### [WHAT IS NEEDED]
Copy the data that follows, character for character, minus the pictures.

### [COLLECTED DATA]
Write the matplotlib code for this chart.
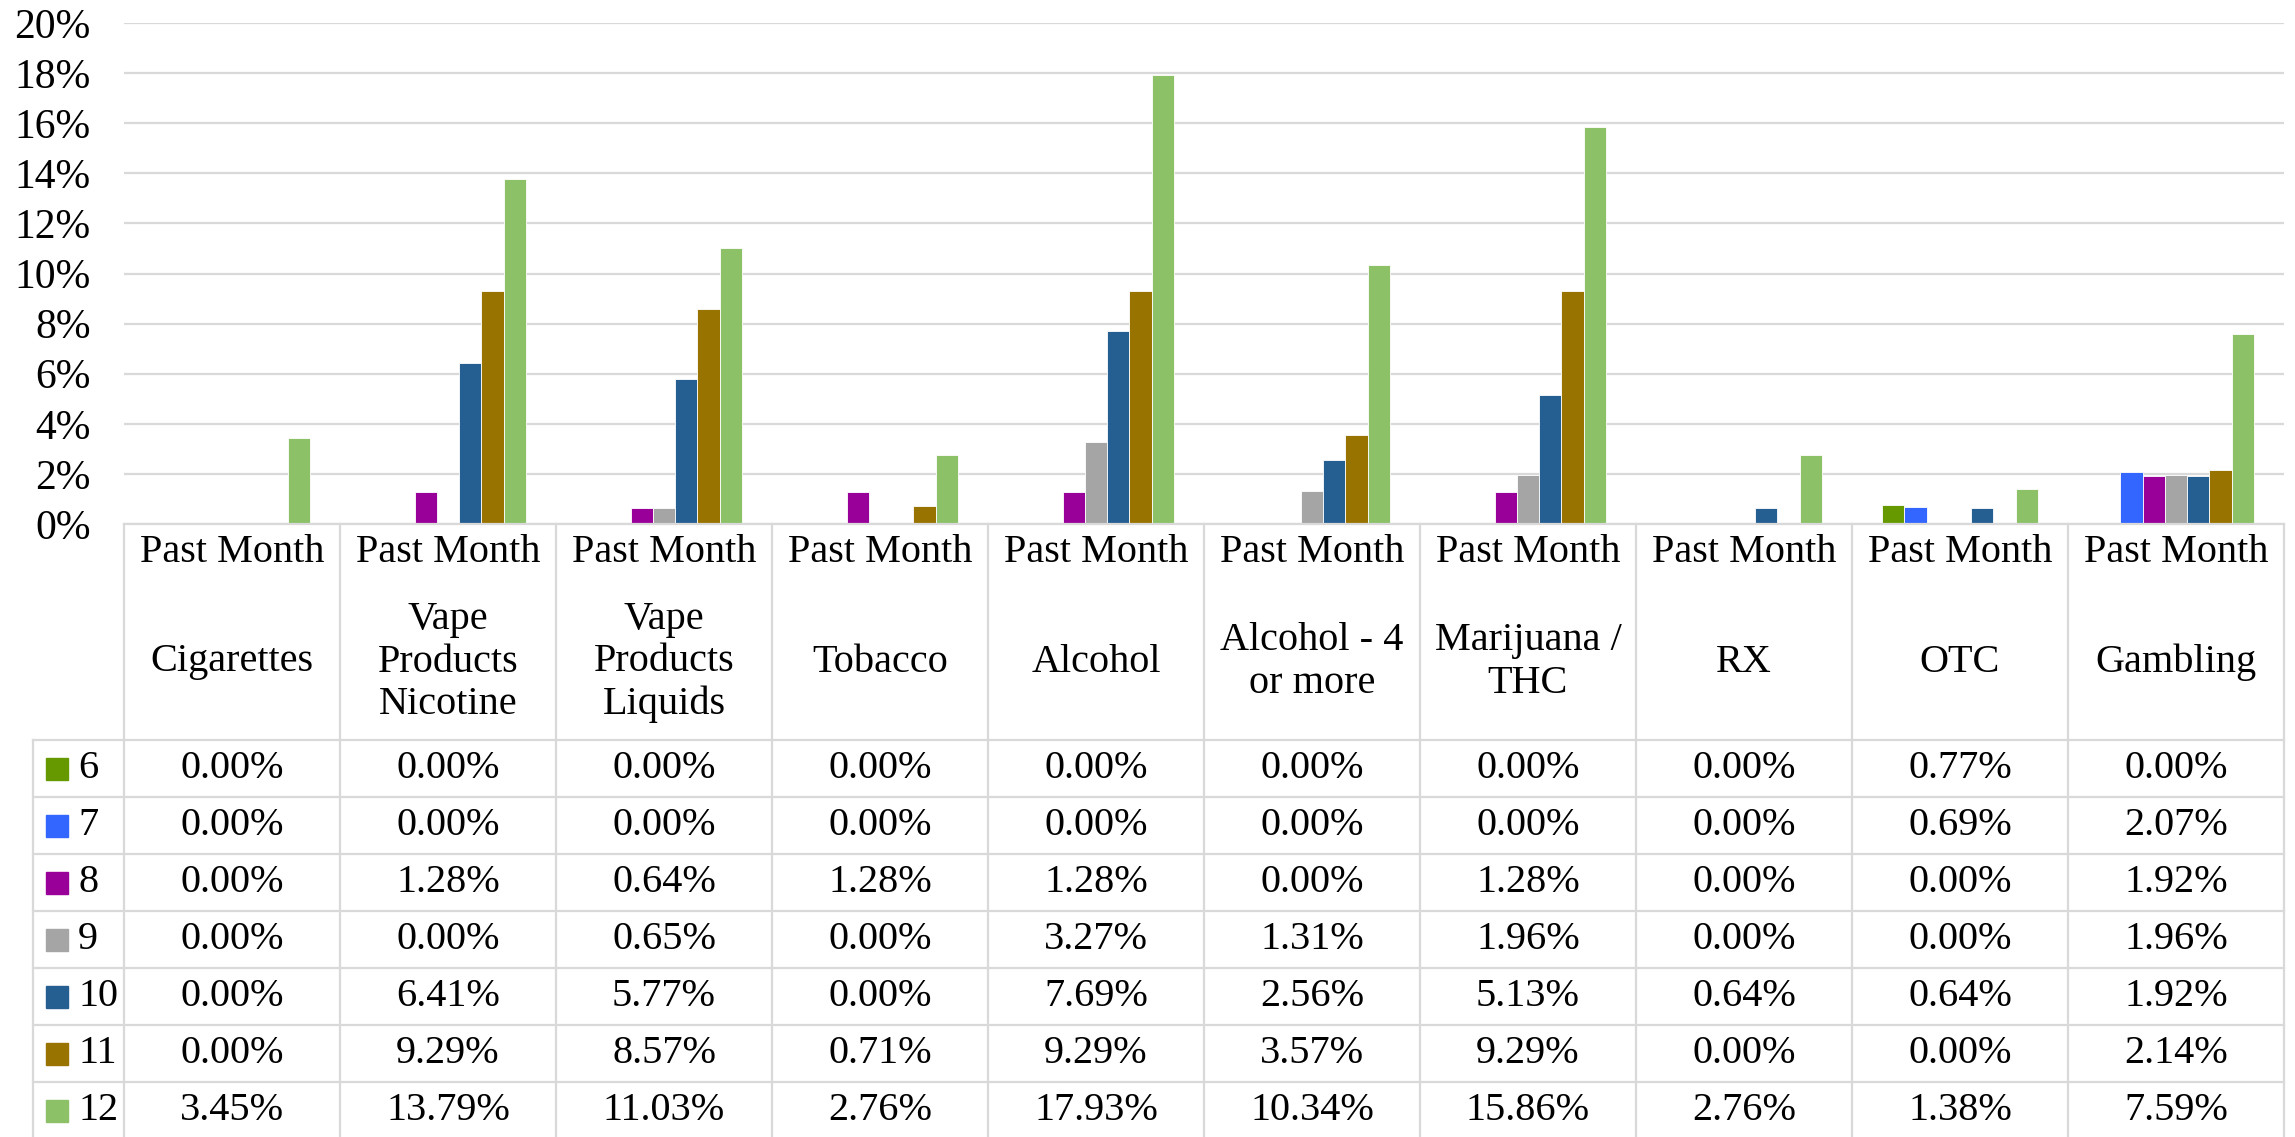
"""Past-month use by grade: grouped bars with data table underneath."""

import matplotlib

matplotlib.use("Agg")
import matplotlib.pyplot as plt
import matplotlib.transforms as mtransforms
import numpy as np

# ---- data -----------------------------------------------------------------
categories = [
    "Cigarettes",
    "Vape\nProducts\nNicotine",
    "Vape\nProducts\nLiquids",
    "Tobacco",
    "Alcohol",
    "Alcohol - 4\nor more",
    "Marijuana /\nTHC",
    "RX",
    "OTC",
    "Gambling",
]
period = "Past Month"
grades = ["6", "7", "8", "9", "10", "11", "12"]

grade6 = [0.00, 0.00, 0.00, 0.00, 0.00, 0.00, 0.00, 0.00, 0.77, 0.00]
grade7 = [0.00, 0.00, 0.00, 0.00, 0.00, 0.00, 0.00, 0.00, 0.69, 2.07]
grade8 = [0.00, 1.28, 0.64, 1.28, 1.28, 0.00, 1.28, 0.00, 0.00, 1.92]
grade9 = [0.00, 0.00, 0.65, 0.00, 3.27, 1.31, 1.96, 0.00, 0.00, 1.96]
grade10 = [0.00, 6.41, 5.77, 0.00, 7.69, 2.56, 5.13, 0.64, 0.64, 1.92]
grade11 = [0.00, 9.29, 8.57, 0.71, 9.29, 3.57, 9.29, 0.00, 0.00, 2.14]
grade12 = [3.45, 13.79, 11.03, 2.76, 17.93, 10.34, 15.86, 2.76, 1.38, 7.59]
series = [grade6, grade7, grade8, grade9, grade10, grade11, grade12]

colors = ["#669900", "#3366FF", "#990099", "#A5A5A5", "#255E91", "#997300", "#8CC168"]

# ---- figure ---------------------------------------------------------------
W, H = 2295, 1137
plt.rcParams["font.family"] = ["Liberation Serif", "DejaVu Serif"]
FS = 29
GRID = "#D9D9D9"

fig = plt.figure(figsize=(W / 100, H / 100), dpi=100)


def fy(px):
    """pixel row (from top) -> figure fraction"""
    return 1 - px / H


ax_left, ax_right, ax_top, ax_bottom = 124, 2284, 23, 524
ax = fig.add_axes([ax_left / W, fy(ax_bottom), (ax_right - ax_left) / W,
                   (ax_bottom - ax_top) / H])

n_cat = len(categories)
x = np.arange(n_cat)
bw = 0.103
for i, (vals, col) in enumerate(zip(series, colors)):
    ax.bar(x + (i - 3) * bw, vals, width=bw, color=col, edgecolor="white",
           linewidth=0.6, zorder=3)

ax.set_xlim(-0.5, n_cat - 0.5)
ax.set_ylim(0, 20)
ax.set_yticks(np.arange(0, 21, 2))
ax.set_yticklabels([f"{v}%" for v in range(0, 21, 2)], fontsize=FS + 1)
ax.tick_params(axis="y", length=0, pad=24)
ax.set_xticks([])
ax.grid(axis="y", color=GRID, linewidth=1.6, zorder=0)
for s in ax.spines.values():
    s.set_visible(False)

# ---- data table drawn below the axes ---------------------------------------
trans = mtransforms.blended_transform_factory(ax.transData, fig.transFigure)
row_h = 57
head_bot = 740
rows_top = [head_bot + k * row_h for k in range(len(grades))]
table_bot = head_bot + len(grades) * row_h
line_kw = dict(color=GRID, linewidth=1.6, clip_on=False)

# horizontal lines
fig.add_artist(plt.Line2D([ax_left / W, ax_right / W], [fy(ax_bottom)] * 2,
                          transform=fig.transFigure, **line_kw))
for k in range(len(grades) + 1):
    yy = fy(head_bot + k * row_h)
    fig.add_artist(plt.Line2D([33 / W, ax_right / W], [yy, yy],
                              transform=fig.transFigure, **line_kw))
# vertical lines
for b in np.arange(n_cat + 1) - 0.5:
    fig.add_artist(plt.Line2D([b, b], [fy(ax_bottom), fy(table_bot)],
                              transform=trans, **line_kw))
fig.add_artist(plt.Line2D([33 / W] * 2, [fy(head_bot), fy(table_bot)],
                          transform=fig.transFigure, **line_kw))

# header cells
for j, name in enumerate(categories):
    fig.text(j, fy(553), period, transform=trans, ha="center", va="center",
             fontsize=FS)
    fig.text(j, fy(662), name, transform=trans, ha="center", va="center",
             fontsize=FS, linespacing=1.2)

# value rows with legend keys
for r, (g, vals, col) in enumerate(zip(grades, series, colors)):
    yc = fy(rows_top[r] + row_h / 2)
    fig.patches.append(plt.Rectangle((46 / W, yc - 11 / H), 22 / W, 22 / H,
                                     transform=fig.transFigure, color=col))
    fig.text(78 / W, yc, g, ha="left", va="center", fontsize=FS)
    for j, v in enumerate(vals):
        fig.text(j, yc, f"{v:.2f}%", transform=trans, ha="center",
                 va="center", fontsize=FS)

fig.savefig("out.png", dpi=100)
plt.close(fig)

### [SOLUTION]
Write the matplotlib code for this chart.
"""Past-month use by grade: grouped bars with data table underneath."""

import matplotlib

matplotlib.use("Agg")
import matplotlib.pyplot as plt
import matplotlib.transforms as mtransforms
import numpy as np

# ---- data -----------------------------------------------------------------
categories = [
    "Cigarettes",
    "Vape\nProducts\nNicotine",
    "Vape\nProducts\nLiquids",
    "Tobacco",
    "Alcohol",
    "Alcohol - 4\nor more",
    "Marijuana /\nTHC",
    "RX",
    "OTC",
    "Gambling",
]
period = "Past Month"
grades = ["6", "7", "8", "9", "10", "11", "12"]

grade6 = [0.00, 0.00, 0.00, 0.00, 0.00, 0.00, 0.00, 0.00, 0.77, 0.00]
grade7 = [0.00, 0.00, 0.00, 0.00, 0.00, 0.00, 0.00, 0.00, 0.69, 2.07]
grade8 = [0.00, 1.28, 0.64, 1.28, 1.28, 0.00, 1.28, 0.00, 0.00, 1.92]
grade9 = [0.00, 0.00, 0.65, 0.00, 3.27, 1.31, 1.96, 0.00, 0.00, 1.96]
grade10 = [0.00, 6.41, 5.77, 0.00, 7.69, 2.56, 5.13, 0.64, 0.64, 1.92]
grade11 = [0.00, 9.29, 8.57, 0.71, 9.29, 3.57, 9.29, 0.00, 0.00, 2.14]
grade12 = [3.45, 13.79, 11.03, 2.76, 17.93, 10.34, 15.86, 2.76, 1.38, 7.59]
series = [grade6, grade7, grade8, grade9, grade10, grade11, grade12]

colors = ["#669900", "#3366FF", "#990099", "#A5A5A5", "#255E91", "#997300", "#8CC168"]

# ---- figure ---------------------------------------------------------------
W, H = 2295, 1137
plt.rcParams["font.family"] = ["Liberation Serif", "DejaVu Serif"]
FS = 29
GRID = "#D9D9D9"

fig = plt.figure(figsize=(W / 100, H / 100), dpi=100)


def fy(px):
    """pixel row (from top) -> figure fraction"""
    return 1 - px / H


ax_left, ax_right, ax_top, ax_bottom = 124, 2284, 23, 524
ax = fig.add_axes([ax_left / W, fy(ax_bottom), (ax_right - ax_left) / W,
                   (ax_bottom - ax_top) / H])

n_cat = len(categories)
x = np.arange(n_cat)
bw = 0.103
for i, (vals, col) in enumerate(zip(series, colors)):
    ax.bar(x + (i - 3) * bw, vals, width=bw, color=col, edgecolor="white",
           linewidth=0.6, zorder=3)

ax.set_xlim(-0.5, n_cat - 0.5)
ax.set_ylim(0, 20)
ax.set_yticks(np.arange(0, 21, 2))
ax.set_yticklabels([f"{v}%" for v in range(0, 21, 2)], fontsize=FS + 1)
ax.tick_params(axis="y", length=0, pad=24)
ax.set_xticks([])
ax.grid(axis="y", color=GRID, linewidth=1.6, zorder=0)
for s in ax.spines.values():
    s.set_visible(False)

# ---- data table drawn below the axes ---------------------------------------
trans = mtransforms.blended_transform_factory(ax.transData, fig.transFigure)
row_h = 57
head_bot = 740
rows_top = [head_bot + k * row_h for k in range(len(grades))]
table_bot = head_bot + len(grades) * row_h
line_kw = dict(color=GRID, linewidth=1.6, clip_on=False)

# horizontal lines
fig.add_artist(plt.Line2D([ax_left / W, ax_right / W], [fy(ax_bottom)] * 2,
                          transform=fig.transFigure, **line_kw))
for k in range(len(grades) + 1):
    yy = fy(head_bot + k * row_h)
    fig.add_artist(plt.Line2D([33 / W, ax_right / W], [yy, yy],
                              transform=fig.transFigure, **line_kw))
# vertical lines
for b in np.arange(n_cat + 1) - 0.5:
    fig.add_artist(plt.Line2D([b, b], [fy(ax_bottom), fy(table_bot)],
                              transform=trans, **line_kw))
fig.add_artist(plt.Line2D([33 / W] * 2, [fy(head_bot), fy(table_bot)],
                          transform=fig.transFigure, **line_kw))

# header cells
for j, name in enumerate(categories):
    fig.text(j, fy(553), period, transform=trans, ha="center", va="center",
             fontsize=FS)
    fig.text(j, fy(662), name, transform=trans, ha="center", va="center",
             fontsize=FS, linespacing=1.2)

# value rows with legend keys
for r, (g, vals, col) in enumerate(zip(grades, series, colors)):
    yc = fy(rows_top[r] + row_h / 2)
    fig.patches.append(plt.Rectangle((46 / W, yc - 11 / H), 22 / W, 22 / H,
                                     transform=fig.transFigure, color=col))
    fig.text(78 / W, yc, g, ha="left", va="center", fontsize=FS)
    for j, v in enumerate(vals):
        fig.text(j, yc, f"{v:.2f}%", transform=trans, ha="center",
                 va="center", fontsize=FS)

fig.savefig("out.png", dpi=100)
plt.close(fig)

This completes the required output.